Am I correct in my understanding? What are the main differences between 2 & 3, considering in both cases all sizes are known at compile time?
I think you are mostly correct in your understanding but there a couple more factors except for knowledge of size.
For example in example 0 and 1 you have a Vec<Vec>. This is relatively slow because you load a pointer from the outer vec and then load the T from that pointer. This is bad because your CPU caches won't be utilized very well.
As for examples 2: Yes the sizes are known at compile time, but for Vec::with_capacity it doesn't make a difference if the value is known at compile time or runtime. The difference to a program without that line is that the Vec doesn't need to reallocate while your loop is running, because it has all the needed space from the beginning, but it still has to allocate once.
That is also the difference to example 3. Here no allocation happens, so you just do less, which is always faster. That is also a big reason why the stack is faster. You don't need to call the allocator.
example0 has about 55 heap allocations: 50 for the little vectors, ~5 for result as it grows dynamically.
example1 has 51 heap allocations: 50 for the little vectors, 1 for result
example2 has 1 heap allocation for result
example3 has 0 heap allocations. It is the only example where the data is on the stack.
example3 can also be written in a slightly cleaner way by using ArrayVec.
Having data on the stack is not necessarily more efficient than having it on the heap. So it's not clear that example3 is more efficient than example2, it depends on what happens with the data later. When keeping the data on the stack you may have to move it between stack frames of different functions or into some other data structures which is a performance hit. So typically it's more convenient to allocate relatively large data like that on the heap, like in example2. Heap allocation is not that slow.
I would have answered it in simple words like this:
An array is just a block of storage on the stack, this is also true for a nested array where the elements are arrays again. That compact block fits good in the Cache.
So your example3 should be optimal.
Instead, a vector introduces an indirection: A struct on the stack with 3 fields, length, capacity, and the pointer to the actual data on the heap. Vector needs to allocate its buffer, and free when not used any longer. And all the vectors buffers might be distributed in RAM, so cache efficiency might be bad.
example0 has about 55 heap allocations: 50 for the little vectors, ~5 for result as it grows dynamically.
Pretty interesting, so with_capacity() is defenitely useful if the size is known beforehand.

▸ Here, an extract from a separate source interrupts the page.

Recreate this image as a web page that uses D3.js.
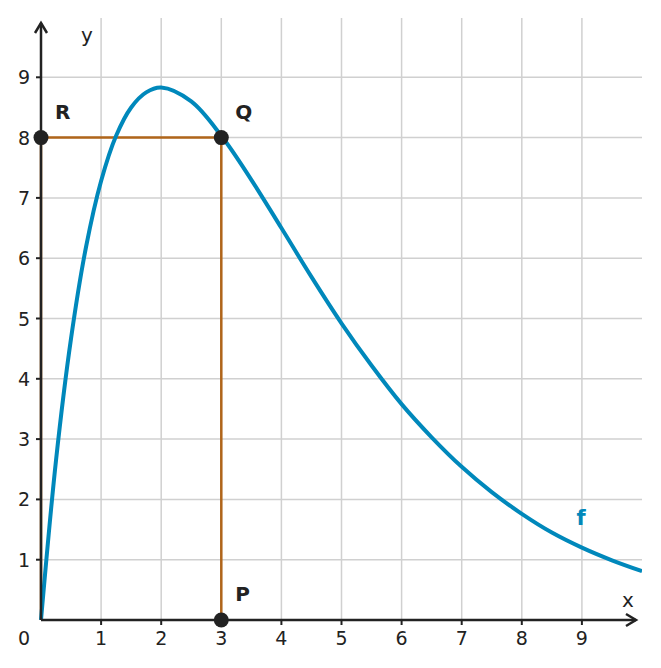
<!DOCTYPE html>
<html>
<head>
<meta charset="utf-8">
<script src="https://cdn.jsdelivr.net/npm/d3@7"></script>
<style>body{margin:0;background:#fff}text{font-family:"DejaVu Sans",sans-serif}</style>
</head>
<body>
<svg id="chart" width="661" height="668"></svg>
<script>
// values
const curveX = [0, 0.25, 0.5, 0.75, 1, 1.25, 1.5, 1.75, 2, 2.5, 3, 3.5, 4, 4.5, 5, 5.5, 6, 6.5, 7, 7.5, 8, 8.5, 9, 9.5, 10];
const curveY = [0, 2.65, 4.67, 6.19, 7.28, 8.03, 8.5, 8.75, 8.83, 8.6, 8.03, 7.3, 6.5, 5.69, 4.92, 4.22, 3.58, 3.03, 2.54, 2.12, 1.76, 1.45, 1.2, 0.99, 0.81];
const tickValues = [1, 2, 3, 4, 5, 6, 7, 8, 9];
const pointNames = ['P', 'Q', 'R'];
const pointX = [3, 3, 0];
const pointY = [0, 8, 8];

const svg = d3.select('#chart');
const x = d3.scaleLinear().domain([0, 10]).range([41, 642]);
const y = d3.scaleLinear().domain([0, 10]).range([620, 17]);

const blue = '#0088bb', brown = '#b0651a', dark = '#222';

// grid
svg.append('g').selectAll('line').data(tickValues).join('line')
  .attr('x1', d => x(d)).attr('x2', d => x(d))
  .attr('y1', y(0)).attr('y2', 18)
  .attr('stroke', '#d0d0d0').attr('stroke-width', 1.5);
svg.append('g').selectAll('line').data(tickValues).join('line')
  .attr('y1', d => y(d)).attr('y2', d => y(d))
  .attr('x1', x(0)).attr('x2', 642)
  .attr('stroke', '#d0d0d0').attr('stroke-width', 1.5);

// brown guide lines
svg.append('path')
  .attr('d', `M${x(0)},${y(0)}V${y(8)}H${x(3)}V${y(0)}`)
  .attr('fill', 'none').attr('stroke', brown).attr('stroke-width', 2.5);

// curve
const pts = curveX.map((d, i) => [d, curveY[i]]);
svg.append('defs').append('clipPath').attr('id', 'clip')
  .append('rect').attr('x', 0).attr('y', 0).attr('width', 642).attr('height', 668);
svg.append('path').datum(pts)
  .attr('clip-path', 'url(#clip)')
  .attr('d', d3.line().x(d => x(d[0])).y(d => y(d[1])).curve(d3.curveCatmullRom))
  .attr('fill', 'none').attr('stroke', blue).attr('stroke-width', 4);

// axes
svg.append('line').attr('x1', x(0)).attr('x2', 636).attr('y1', y(0)).attr('y2', y(0))
  .attr('stroke', dark).attr('stroke-width', 2.5);
svg.append('path').attr('d', `M626,${y(0) - 6}L636,${y(0)}L626,${y(0) + 6}`)
  .attr('fill', 'none').attr('stroke', dark).attr('stroke-width', 2.5);
svg.append('line').attr('x1', x(0)).attr('x2', x(0)).attr('y1', y(0)).attr('y2', 23)
  .attr('stroke', dark).attr('stroke-width', 2.5);
svg.append('path').attr('d', `M${x(0) - 6},33L${x(0)},23L${x(0) + 6},33`)
  .attr('fill', 'none').attr('stroke', dark).attr('stroke-width', 2.5);

svg.append('g').selectAll('line').data(tickValues).join('line')
  .attr('x1', d => x(d)).attr('x2', d => x(d)).attr('y1', y(0)).attr('y2', y(0) + 5)
  .attr('stroke', dark).attr('stroke-width', 2);
svg.append('g').selectAll('line').data(tickValues).join('line')
  .attr('y1', d => y(d)).attr('y2', d => y(d)).attr('x1', x(0) - 5).attr('x2', x(0))
  .attr('stroke', dark).attr('stroke-width', 2);

svg.append('g').selectAll('text').data([0].concat(tickValues)).join('text')
  .attr('x', d => d === 0 ? 24 : x(d)).attr('y', 645)
  .attr('text-anchor', 'middle').attr('font-size', 19).attr('fill', dark)
  .text(d => d);
svg.append('g').selectAll('text').data(tickValues).join('text')
  .attr('x', 24).attr('y', d => y(d) + 7)
  .attr('text-anchor', 'middle').attr('font-size', 19).attr('fill', dark)
  .text(d => d);

svg.append('text').attr('x', 628).attr('y', 607).attr('text-anchor', 'middle')
  .attr('font-size', 20).attr('fill', dark).text('x');
svg.append('text').attr('x', 87).attr('y', 42).attr('text-anchor', 'middle')
  .attr('font-size', 20).attr('fill', dark).text('y');

// points
svg.append('g').selectAll('circle').data(pointNames).join('circle')
  .attr('cx', (d, i) => x(pointX[i])).attr('cy', (d, i) => y(pointY[i]))
  .attr('r', 7.5).attr('fill', dark);
svg.append('g').selectAll('text').data(pointNames).join('text')
  .attr('x', (d, i) => x(pointX[i]) + 14).attr('y', (d, i) => y(pointY[i]) - 19)
  .attr('font-size', 20).attr('font-weight', 'bold').attr('fill', dark)
  .text(d => d);

svg.append('text').attr('x', 581).attr('y', 525).attr('text-anchor', 'middle')
  .attr('font-size', 21).attr('font-weight', 'bold').attr('fill', blue).text('f');
</script>
</body>
</html>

When keeping the data on the stack you may have to move it between stack frames of different functions or into some other data structures which is a performance hit.
That makes sense, since instead of passing around 300 bytes, it's just a pointer. I guess this would also be beneficial when there are a lot of concurrent requests being served?
Yes, you are right for the Box case. What is even more important, my statement "A struct on the stack with 3 fields" is also not always true, as this struct can reside on the heap, e.g. for the cases that we have a vector containing vector elements.
To be clear you are describing a Vec. A Vec is a struct (not an array). You are right, like any other struct a Vec can live on the stack or on the heap. Consider:
let v1 = Vec::<u32>::new(); // Vec on the stack
let v2 = Box::new(Vec::<u32>::new()); // Vec on the heap
println!("{}, {}", v1[1], v2[2]);
Now, the Vec of course has some data content, in an array on the heap. No matter where the Vec struct is.